Records supplied
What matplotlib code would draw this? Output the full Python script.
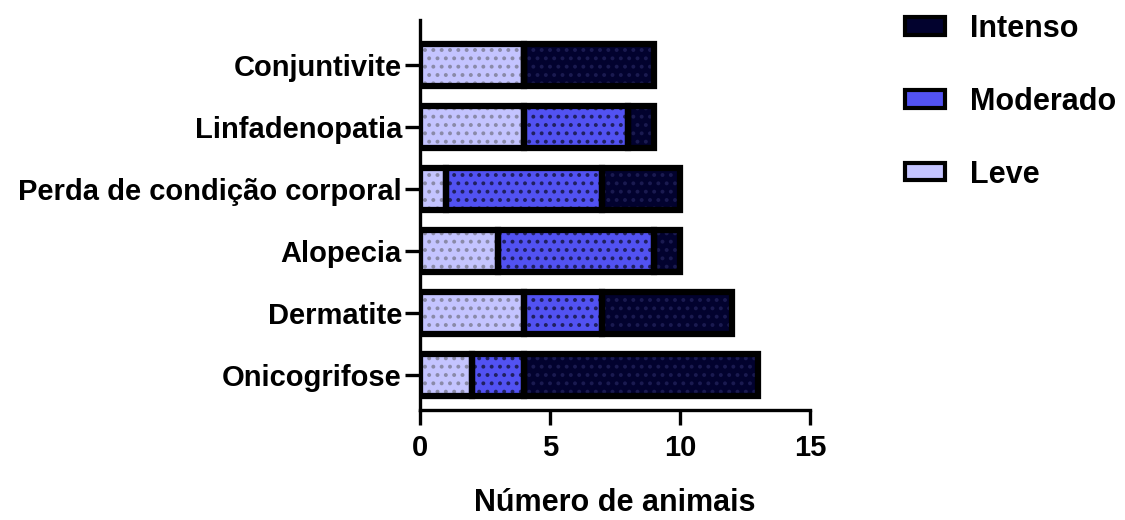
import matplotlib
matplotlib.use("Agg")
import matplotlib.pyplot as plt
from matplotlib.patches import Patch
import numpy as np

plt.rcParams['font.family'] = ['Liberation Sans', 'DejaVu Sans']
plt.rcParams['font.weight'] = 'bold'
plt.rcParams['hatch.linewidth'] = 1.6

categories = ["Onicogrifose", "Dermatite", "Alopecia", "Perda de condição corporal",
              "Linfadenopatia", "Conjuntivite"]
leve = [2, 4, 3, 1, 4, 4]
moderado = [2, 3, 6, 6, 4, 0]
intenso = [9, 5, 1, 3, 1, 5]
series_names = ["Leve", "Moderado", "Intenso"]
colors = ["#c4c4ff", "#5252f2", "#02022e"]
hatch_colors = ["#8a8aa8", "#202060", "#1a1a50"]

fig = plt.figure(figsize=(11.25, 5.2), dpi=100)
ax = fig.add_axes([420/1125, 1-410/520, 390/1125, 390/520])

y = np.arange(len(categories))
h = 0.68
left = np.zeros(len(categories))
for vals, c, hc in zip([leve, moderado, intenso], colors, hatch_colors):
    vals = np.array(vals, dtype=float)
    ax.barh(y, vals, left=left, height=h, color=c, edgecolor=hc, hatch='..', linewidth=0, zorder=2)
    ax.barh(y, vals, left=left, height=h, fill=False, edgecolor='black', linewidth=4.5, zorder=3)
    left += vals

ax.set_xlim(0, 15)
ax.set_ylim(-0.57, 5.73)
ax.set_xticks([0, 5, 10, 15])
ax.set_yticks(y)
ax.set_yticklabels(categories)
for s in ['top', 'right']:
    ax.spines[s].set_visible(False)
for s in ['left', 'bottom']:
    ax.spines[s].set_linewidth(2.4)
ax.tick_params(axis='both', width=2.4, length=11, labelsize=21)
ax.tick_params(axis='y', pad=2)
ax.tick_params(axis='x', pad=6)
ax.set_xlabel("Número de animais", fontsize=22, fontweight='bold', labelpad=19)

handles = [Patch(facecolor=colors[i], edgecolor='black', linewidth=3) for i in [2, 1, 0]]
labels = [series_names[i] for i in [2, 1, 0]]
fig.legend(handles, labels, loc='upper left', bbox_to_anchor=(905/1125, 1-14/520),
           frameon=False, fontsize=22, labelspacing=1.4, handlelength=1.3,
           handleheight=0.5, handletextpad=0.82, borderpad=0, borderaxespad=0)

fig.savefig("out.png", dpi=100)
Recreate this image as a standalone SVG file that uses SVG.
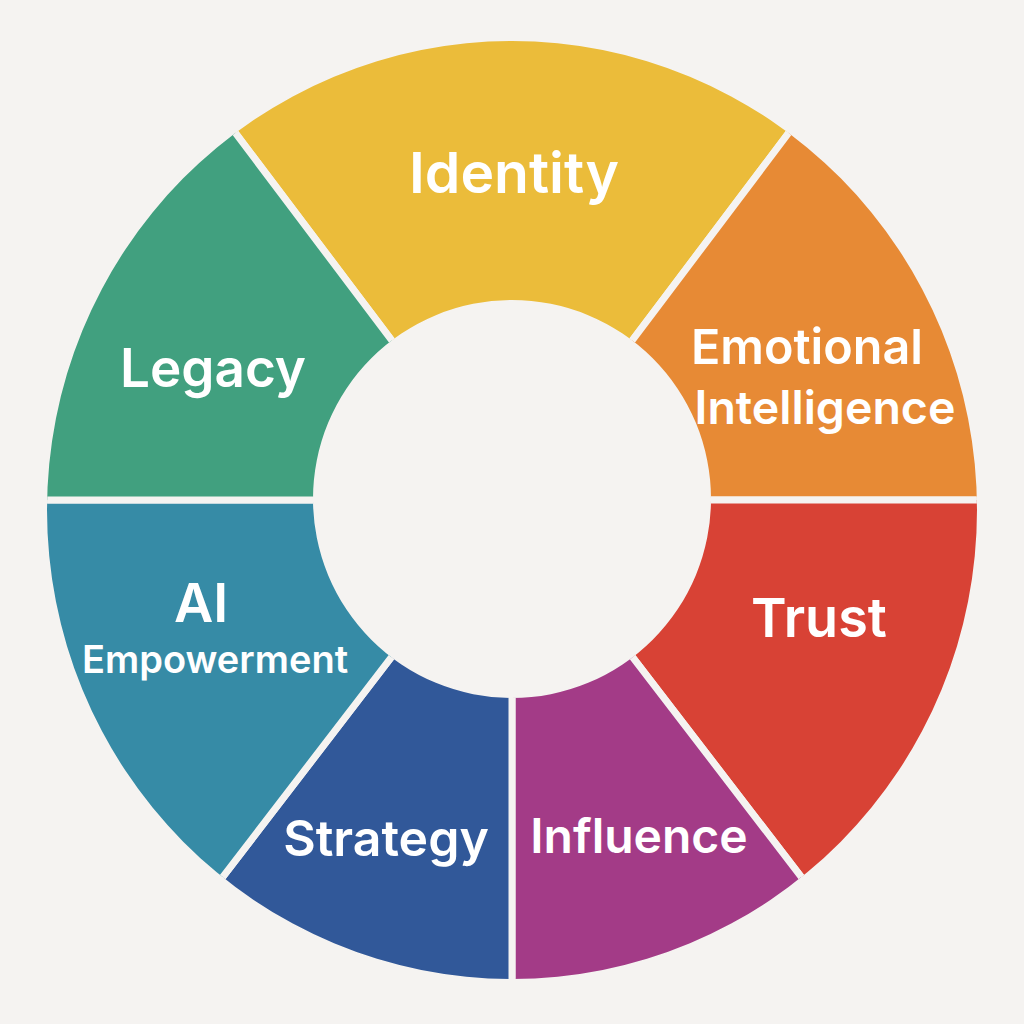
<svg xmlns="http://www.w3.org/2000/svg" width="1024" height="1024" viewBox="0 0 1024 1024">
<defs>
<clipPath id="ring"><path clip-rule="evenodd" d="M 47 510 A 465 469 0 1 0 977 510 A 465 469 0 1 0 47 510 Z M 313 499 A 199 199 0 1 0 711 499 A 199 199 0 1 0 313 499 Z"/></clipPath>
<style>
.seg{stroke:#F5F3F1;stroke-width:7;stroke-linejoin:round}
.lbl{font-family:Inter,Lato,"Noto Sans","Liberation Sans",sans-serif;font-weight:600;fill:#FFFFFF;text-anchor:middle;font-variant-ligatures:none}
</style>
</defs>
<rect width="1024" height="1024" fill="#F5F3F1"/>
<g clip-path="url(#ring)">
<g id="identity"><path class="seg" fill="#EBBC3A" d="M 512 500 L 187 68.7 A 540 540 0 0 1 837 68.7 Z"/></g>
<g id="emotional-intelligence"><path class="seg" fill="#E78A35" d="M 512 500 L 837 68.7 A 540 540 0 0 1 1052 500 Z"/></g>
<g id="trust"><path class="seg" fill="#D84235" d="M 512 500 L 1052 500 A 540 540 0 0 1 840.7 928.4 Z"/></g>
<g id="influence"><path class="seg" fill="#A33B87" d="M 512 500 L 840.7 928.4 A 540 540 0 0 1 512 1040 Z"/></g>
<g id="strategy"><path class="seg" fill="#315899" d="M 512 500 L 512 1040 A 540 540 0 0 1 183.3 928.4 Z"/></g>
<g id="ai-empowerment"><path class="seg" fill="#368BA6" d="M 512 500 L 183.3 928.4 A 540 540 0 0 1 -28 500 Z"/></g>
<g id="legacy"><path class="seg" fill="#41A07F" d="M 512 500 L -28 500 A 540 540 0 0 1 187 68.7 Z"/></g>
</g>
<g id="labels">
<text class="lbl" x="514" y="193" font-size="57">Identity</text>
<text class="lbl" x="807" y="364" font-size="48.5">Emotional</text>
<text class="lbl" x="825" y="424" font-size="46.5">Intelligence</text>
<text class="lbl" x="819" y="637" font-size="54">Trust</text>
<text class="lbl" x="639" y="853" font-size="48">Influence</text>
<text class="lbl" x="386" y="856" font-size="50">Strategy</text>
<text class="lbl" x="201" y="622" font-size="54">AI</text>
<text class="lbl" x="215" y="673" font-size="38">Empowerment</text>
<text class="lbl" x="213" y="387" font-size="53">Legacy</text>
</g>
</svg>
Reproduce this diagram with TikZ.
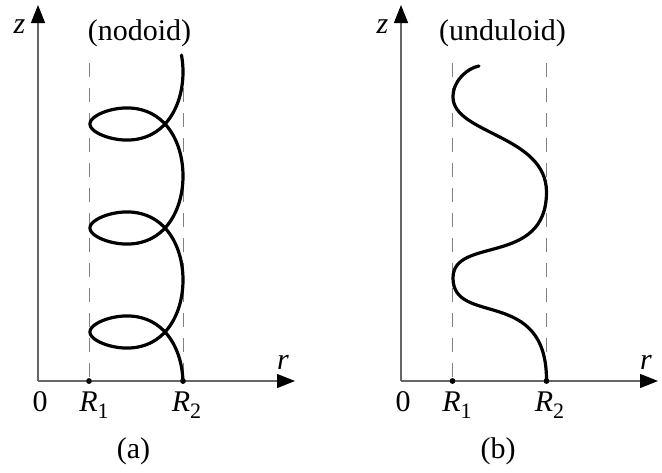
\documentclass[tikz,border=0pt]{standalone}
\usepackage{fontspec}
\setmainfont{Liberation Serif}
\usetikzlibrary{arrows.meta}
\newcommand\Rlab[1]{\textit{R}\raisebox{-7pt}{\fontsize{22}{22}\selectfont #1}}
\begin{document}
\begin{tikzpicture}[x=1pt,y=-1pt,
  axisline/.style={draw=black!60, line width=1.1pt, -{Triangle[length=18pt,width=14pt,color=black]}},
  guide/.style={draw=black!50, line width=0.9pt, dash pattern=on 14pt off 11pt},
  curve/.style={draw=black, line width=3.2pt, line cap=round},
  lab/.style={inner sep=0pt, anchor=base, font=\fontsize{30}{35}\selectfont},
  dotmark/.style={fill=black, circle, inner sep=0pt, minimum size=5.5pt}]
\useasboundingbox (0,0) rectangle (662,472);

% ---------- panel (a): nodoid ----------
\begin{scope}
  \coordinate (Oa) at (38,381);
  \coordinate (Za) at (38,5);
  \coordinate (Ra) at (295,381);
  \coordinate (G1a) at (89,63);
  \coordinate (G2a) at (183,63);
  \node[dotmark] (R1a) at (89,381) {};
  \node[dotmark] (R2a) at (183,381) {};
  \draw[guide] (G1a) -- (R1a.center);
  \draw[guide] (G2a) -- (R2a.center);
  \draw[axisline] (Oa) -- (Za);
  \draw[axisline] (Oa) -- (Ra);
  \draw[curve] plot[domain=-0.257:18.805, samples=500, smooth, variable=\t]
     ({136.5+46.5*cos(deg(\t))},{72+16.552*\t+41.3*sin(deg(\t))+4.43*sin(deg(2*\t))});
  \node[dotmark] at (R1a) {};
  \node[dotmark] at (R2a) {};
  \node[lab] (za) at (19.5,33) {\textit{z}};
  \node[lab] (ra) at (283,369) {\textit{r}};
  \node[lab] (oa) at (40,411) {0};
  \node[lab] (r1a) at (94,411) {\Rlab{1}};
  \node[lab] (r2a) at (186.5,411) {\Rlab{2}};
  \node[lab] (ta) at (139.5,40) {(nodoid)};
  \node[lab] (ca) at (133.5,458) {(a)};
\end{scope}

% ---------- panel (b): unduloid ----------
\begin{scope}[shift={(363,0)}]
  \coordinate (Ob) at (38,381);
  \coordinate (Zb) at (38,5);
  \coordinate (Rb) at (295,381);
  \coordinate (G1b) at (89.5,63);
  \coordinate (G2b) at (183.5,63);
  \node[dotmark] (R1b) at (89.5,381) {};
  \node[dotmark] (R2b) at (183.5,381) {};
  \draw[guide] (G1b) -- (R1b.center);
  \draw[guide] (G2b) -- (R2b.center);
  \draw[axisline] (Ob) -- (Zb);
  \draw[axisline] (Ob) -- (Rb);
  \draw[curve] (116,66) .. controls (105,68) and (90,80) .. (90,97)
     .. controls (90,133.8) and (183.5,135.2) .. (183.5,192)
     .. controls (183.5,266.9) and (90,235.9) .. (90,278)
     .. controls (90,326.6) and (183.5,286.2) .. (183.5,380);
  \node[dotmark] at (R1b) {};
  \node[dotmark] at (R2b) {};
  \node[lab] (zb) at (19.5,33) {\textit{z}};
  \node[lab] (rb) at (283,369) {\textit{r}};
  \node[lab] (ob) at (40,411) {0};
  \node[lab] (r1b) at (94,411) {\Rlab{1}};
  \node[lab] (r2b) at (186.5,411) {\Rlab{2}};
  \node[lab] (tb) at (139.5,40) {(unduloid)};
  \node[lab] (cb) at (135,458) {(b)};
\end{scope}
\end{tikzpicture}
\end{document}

Set exercise
From the first line of the material down to the line containing "fontsize=22, fontweight='bold', labelpad=19)", inclusive, return each line exactly, skipping any picture.

Exercise result
What matplotlib code would draw this? Output the full Python script.
import matplotlib
matplotlib.use("Agg")
import matplotlib.pyplot as plt
from matplotlib.patches import Patch
import numpy as np

plt.rcParams['font.family'] = ['Liberation Sans', 'DejaVu Sans']
plt.rcParams['font.weight'] = 'bold'
plt.rcParams['hatch.linewidth'] = 1.6

categories = ["Onicogrifose", "Dermatite", "Alopecia", "Perda de condição corporal",
              "Linfadenopatia", "Conjuntivite"]
leve = [2, 4, 3, 1, 4, 4]
moderado = [2, 3, 6, 6, 4, 0]
intenso = [9, 5, 1, 3, 1, 5]
series_names = ["Leve", "Moderado", "Intenso"]
colors = ["#c4c4ff", "#5252f2", "#02022e"]
hatch_colors = ["#8a8aa8", "#202060", "#1a1a50"]

fig = plt.figure(figsize=(11.25, 5.2), dpi=100)
ax = fig.add_axes([420/1125, 1-410/520, 390/1125, 390/520])

y = np.arange(len(categories))
h = 0.68
left = np.zeros(len(categories))
for vals, c, hc in zip([leve, moderado, intenso], colors, hatch_colors):
    vals = np.array(vals, dtype=float)
    ax.barh(y, vals, left=left, height=h, color=c, edgecolor=hc, hatch='..', linewidth=0, zorder=2)
    ax.barh(y, vals, left=left, height=h, fill=False, edgecolor='black', linewidth=4.5, zorder=3)
    left += vals

ax.set_xlim(0, 15)
ax.set_ylim(-0.57, 5.73)
ax.set_xticks([0, 5, 10, 15])
ax.set_yticks(y)
ax.set_yticklabels(categories)
for s in ['top', 'right']:
    ax.spines[s].set_visible(False)
for s in ['left', 'bottom']:
    ax.spines[s].set_linewidth(2.4)
ax.tick_params(axis='both', width=2.4, length=11, labelsize=21)
ax.tick_params(axis='y', pad=2)
ax.tick_params(axis='x', pad=6)
ax.set_xlabel("Número de animais", fontsize=22, fontweight='bold', labelpad=19)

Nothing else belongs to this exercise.